In the same way, there are many times in which we need to prepare ourselves so that we can take advantage of opportunities to do good:

  • In order to be ready to provide help to others, we prepare by working “so that [we] will have something to share with one who has need” (Ephesians 4:28).
  • In order to be ready to teach others, we prepare by studying the word of God (2 Timothy 2:15). The desire to “be teachers” does no good if we “do not understand…what [we] are saying” (1 Timothy 1:7).
  • In order to be ready to assemble with the saints, we prepare by planning our schedule and prioritizing our time so that we can be there to encourage our brethren (Hebrews 10:25).

In examples like these, we need to plan and prepare ahead of time – before the opportunity arises to do good – so that we are ready to perform the necessary good deeds.

Zealous for Good Deeds

Who gave Himself for us to redeem us from every lawless deed, and to purify for Himself a people for His own possession, zealous for good deeds” (Titus 2:14).

Since Jesus has “all authority” (Matthew 28:18), He has the right to command us and we have an obligation to obey Him. However, He does not force us to do so. Shortly before His death He lamented over Jerusalem: “How often I wanted to gather your children together, the way a hen gathers her chicks under her wings, and you were unwilling” (Matthew 23:37). He allows us to choose whether we will serve Him or not. In choosing to serve Him, He also does not want us to do this “grudgingly” (2 Corinthians 9:7).

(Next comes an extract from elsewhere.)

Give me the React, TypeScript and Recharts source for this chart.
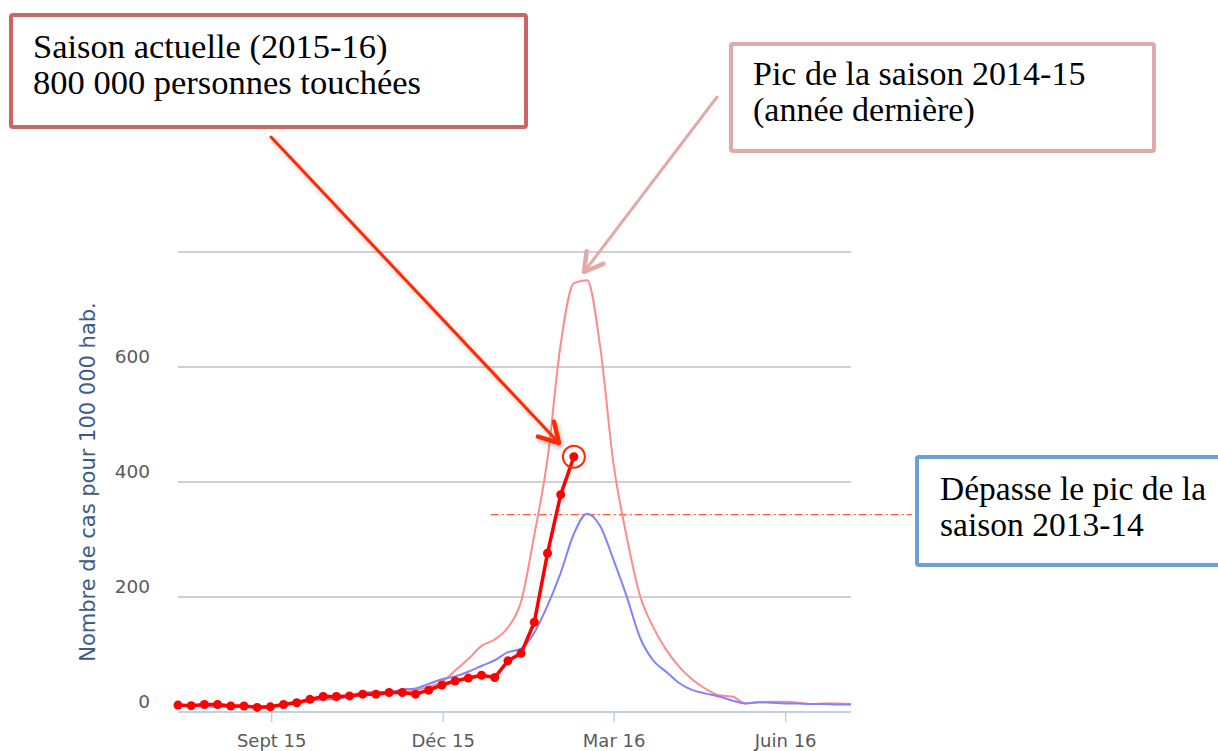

Jesus proved to be zealous to do the Father’s will and save us by dying on the cross. He said, “For this reason the Father loves Me, because I lay down My life so that I may take it again. No one has taken it away from Me, but I lay it down on My own initiative. I have authority to lay it down, and I have authority to take it up again. This commandment I received from My Father” (John 10:17-18). The proper response to His willing sacrifice for us is to have an earnest desire to do His will and be “zealous for good deeds” (Titus 2:14). Jesus said, “Greater love has no one than this, that one lay down his life for his friends. You are My friends if you do what I command you” (John 15:13-14).

An Example of Good Deeds

In all things show yourself to be an example of good deeds, with purity in doctrine…” (Titus 2:7).

Paul connected this with Titus’ work in preaching: “But as for you, speak the things which are fitting for sound doctrine” (Titus 2:1). As he would do this, he was to be “an example of good deeds” (Titus 2:7). Paul gave Timothy a similar instruction: “Let no one look down on your youthfulness, but rather in speech, conduct, love, faith and purity, show yourself an example of those who believe” (1 Timothy 4:12). This was to be done “in all things” so that others would listen to him.

We are going to have an influence on others – either for good or bad. Therefore, we need to consistently show an example of good deeds. Peter wrote, “Keep your behavior excellent among the Gentiles, so that in the thing in which they slander you as evildoers, they may because of your good deeds, as they observe them, glorify God in the day of visitation” (1 Peter 2:12). Others will be looking for a reason to “slander [us] as evildoers,” but we must not give them a legitimate reason to do so. If we fail to do this, others will see us as hypocrites and will be turned away from the gospel. Therefore, we must be sure that we are setting the proper example before others.


The Lord wants His people to engage in good deeds. To do this, we must learn what is good, be careful to obey His will as He has revealed it in His word, prepare ourselves to carry out His will in various areas of our lives, be zealous for good deeds, and show ourselves as an example of good deeds to others. If we will do these things, we will be pleasing the Lord.